SINNOTT, J.
This is an action described as “goods sold and delivered” _ on the summons, but in the proof it seems to be an action on a conditional sale, whereby chattels are leased and on default the entire rent for the chattel becomes due, and title does not pass until payment of the entire amount is made, when installments of rent are credited as installments paid on the purchase price.

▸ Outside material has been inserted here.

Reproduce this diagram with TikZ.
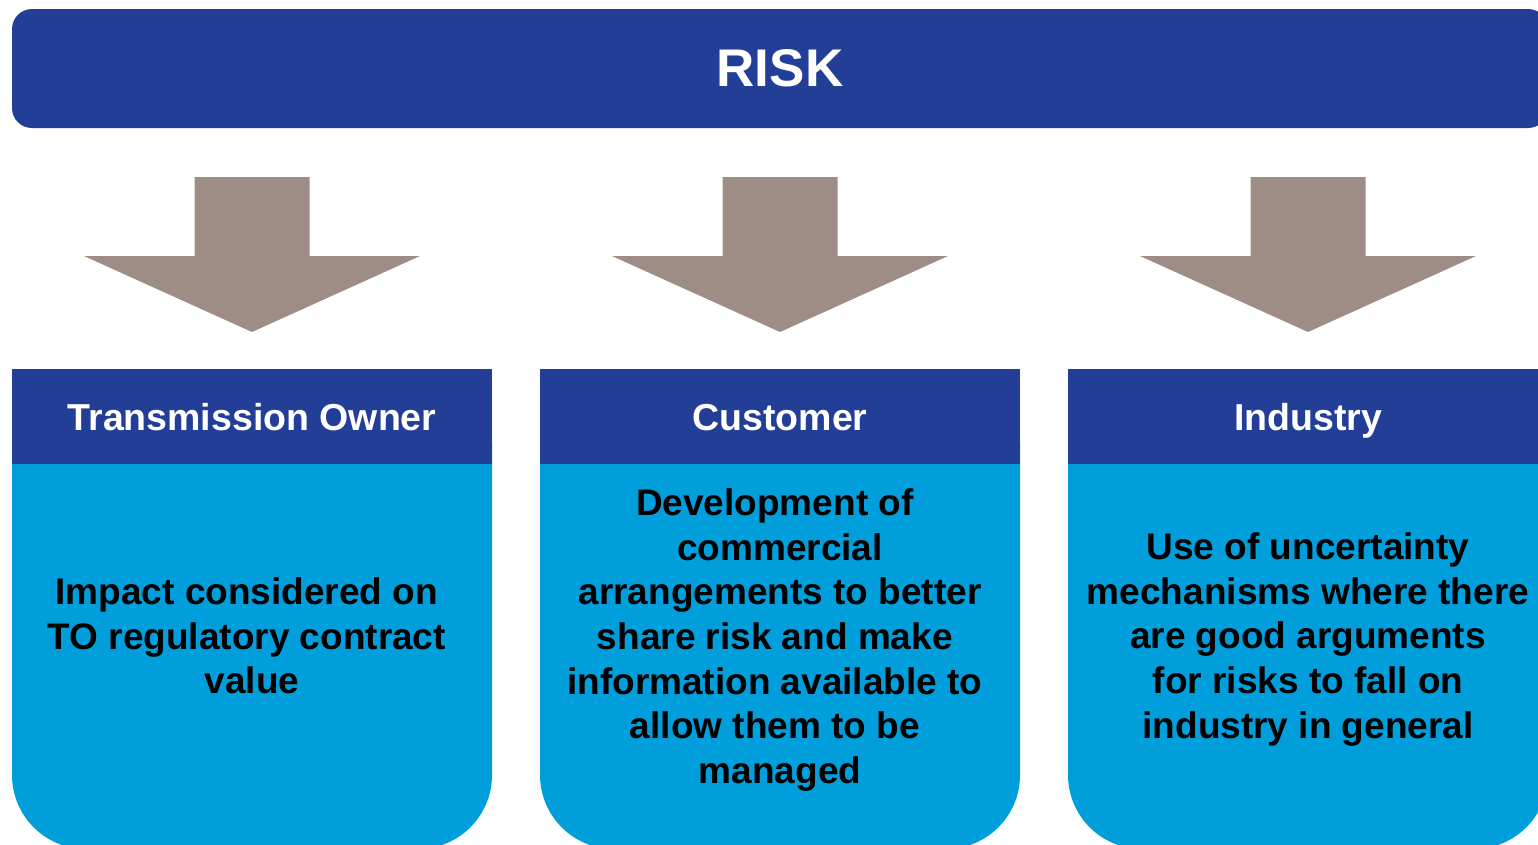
\documentclass[tikz,border=0pt]{standalone}
\usepackage{fontspec}
\setmainfont{Liberation Sans}
\definecolor{riskblue}{RGB}{35,62,150}
\definecolor{boxblue}{RGB}{0,158,219}
\definecolor{arrowgray}{RGB}{158,141,132}
\begin{document}
\begin{tikzpicture}[x=1pt, y=-1pt,
  every node/.style = {inner sep=0pt, outer sep=0pt, align=center},
  banner/.style = {fill=riskblue, rounded corners=20pt,
    minimum width=1536pt, minimum height=119pt,
    text=white, font=\fontsize{53}{62}\selectfont\bfseries},
  colhead/.style = {fill=riskblue, minimum width=480pt, minimum height=95pt,
    text height=32pt, text depth=4pt,
    text=white, font=\fontsize{37.5}{44.7}\selectfont\bfseries},
  colbody/.style = {fill=boxblue, rounded corners=74pt,
    minimum width=480pt, minimum height=480pt},
  bodytext/.style = {text=black, font=\fontsize{37}{44.7}\selectfont\bfseries},
  downarrow/.style = {fill=arrowgray}]
  \useasboundingbox (0,0) rectangle (1538,844);
  \clip (0,0) rectangle (1538,844);
  % top banner
  \node[banner] (risk) at (780,68.5) {RISK};
  % block arrows
  \foreach \cx in {252,780,1308}
    \fill[downarrow] (\cx-57.5,177) -- (\cx+57.5,177) -- (\cx+57.5,256)
      -- (\cx+168,256) -- (\cx,332) -- (\cx-168,256) -- (\cx-57.5,256) -- cycle;
  % column bodies (top corners hidden by the heads)
  \node[colbody] (owner-body) at (252,609) {};
  \node[colbody] (customer-body) at (780,609) {};
  \node[colbody] (industry-body) at (1308,609) {};
  % column heads
  \node[colhead] (owner-head) at (252,416.5) {Transmission Owner};
  \node[colhead] (customer-head) at (780,416.5) {Customer};
  \node[colhead] (industry-head) at (1308,416.5) {Industry};
  % column texts
  \node[bodytext] (owner-text) at (252,636)
    {Impact considered on\kern.28em\\ TO regulatory contract\kern.28em\\ value};
  \node[bodytext] (customer-text) at (780,640)
    {Development of\kern.28em\\ commercial\\ arrangements to better\\
     share risk and make\kern.28em\\ information available to\kern.28em\\
     allow them to be\kern.28em\\ managed};
  \node[bodytext] (industry-text) at (1308,639.5)
    {Use of uncertainty\\ mechanisms where there\\ are good arguments\\
     for risks to fall on\\ industry in general};
\end{tikzpicture}
\end{document}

[1] The defendant returned a coat, which is the chattel in question, to the plaintiff to make repairs. The defendant demanded the coat back, and its delivery was refused until payment of the amount due on the coat was made. The plaintiff thereby has converted the coat to his own use, has elected to terminate the lease for the use of the coat, and resumes possession, and in my opinion cannot recover under the instrument while he retains possession of the defendant’s property. The case of Ratchford v. Cayuga, 159 App. Div. 525, 145 N. Y. Supp. 83, was an action to foreclose a mortgage covering certain real estate, and the question decided by the trial court was that the property under *362the conditional sale retained its character as personal property, and it was not an instrument renting a chattel pending the final payment of certain installments, which when completed would be applied as the purchase price, and compel the passage of title; neither does it appear from a reading of that case that physical possession of the property was resumed by the mortgagor, but that the right to possession by reason of the failure of title to pass was not disturbed, and this is what the court means when it says:
“It is not at all consistent with the holding of the property as security for the purchase price.”

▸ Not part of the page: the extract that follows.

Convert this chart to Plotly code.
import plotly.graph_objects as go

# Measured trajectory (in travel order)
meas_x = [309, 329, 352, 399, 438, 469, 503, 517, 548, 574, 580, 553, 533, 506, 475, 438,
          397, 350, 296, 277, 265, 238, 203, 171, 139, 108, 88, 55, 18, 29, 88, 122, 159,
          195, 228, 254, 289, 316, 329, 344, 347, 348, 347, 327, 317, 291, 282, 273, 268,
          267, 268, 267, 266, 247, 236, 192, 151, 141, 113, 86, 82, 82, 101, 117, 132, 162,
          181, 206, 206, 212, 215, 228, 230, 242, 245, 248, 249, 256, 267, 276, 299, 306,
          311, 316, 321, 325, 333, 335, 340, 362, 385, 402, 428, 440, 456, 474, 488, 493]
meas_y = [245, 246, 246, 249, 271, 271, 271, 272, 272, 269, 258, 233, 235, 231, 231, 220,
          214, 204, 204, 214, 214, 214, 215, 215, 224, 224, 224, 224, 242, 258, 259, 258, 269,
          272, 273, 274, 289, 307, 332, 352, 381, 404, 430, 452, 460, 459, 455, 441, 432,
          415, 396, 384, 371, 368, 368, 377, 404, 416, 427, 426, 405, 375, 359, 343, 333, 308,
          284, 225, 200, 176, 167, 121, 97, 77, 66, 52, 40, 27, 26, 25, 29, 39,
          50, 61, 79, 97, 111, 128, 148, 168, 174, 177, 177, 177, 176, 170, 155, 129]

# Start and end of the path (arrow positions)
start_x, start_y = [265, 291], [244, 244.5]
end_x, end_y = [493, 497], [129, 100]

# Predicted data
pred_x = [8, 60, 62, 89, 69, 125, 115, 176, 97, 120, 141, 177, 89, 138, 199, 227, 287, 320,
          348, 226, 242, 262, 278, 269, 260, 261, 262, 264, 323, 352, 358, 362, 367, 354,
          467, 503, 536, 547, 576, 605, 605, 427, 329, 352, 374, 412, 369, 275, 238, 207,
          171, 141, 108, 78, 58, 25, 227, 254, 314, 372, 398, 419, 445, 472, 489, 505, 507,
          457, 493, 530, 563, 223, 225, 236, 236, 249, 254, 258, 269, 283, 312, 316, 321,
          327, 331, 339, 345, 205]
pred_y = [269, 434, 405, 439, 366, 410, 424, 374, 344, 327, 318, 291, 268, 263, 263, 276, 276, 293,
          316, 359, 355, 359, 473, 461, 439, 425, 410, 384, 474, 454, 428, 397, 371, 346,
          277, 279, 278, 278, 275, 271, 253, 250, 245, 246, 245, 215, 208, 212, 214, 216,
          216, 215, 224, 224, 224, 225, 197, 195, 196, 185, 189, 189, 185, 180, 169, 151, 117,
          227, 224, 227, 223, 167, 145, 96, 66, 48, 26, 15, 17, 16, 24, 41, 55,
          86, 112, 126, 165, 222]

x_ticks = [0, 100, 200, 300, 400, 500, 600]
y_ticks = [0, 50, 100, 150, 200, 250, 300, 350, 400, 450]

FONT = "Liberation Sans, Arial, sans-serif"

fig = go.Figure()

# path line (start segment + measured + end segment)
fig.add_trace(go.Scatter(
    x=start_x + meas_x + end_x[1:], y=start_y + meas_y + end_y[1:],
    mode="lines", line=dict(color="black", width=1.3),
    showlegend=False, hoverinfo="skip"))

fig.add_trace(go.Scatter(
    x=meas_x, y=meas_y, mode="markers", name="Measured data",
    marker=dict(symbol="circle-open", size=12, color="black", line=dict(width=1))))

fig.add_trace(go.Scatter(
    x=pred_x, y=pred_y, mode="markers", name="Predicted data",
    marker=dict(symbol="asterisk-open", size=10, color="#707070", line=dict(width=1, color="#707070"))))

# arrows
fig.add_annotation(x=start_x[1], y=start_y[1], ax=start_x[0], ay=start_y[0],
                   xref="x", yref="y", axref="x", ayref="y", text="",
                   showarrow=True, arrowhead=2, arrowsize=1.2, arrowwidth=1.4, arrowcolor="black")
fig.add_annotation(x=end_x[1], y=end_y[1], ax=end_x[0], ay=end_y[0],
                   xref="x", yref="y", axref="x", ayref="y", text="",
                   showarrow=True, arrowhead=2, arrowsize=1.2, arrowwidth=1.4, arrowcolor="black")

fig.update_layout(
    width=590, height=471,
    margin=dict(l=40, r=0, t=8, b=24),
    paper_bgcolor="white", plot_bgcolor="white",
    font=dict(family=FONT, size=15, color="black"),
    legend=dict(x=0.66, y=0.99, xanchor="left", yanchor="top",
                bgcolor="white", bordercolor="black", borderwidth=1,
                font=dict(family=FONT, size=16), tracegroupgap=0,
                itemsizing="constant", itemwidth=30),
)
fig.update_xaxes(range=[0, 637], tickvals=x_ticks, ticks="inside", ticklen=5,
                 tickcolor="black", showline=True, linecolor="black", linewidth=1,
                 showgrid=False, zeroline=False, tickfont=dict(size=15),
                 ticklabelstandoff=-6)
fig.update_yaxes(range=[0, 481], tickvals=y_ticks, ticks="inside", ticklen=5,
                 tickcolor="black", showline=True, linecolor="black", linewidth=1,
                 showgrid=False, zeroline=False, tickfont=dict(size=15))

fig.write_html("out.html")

[2] In the action at bar the defense is established on either of two theories : The lease was terminated by the resumption of physical possession of the property and refusal to surrender it to the defendant, or as an offset on his counterclaim to offset the plaintiff’s claim by reason of the conversion of the property, the value of which has been fixed by the terms of sale between the parties. See Avery v. Chapman, 127 N. Y. Supp. 721; Kirk v. Crystal, 118 App. Div. 32, 103 N. Y. Supp. 17; Edmead v. Anderson, 118 App. Div. 16, 103 N. Y. Supp. 369; White v. Gray, 96 App. Div. 156, 89 N. Y. Supp. 481.
The complaint is therefore dismissed.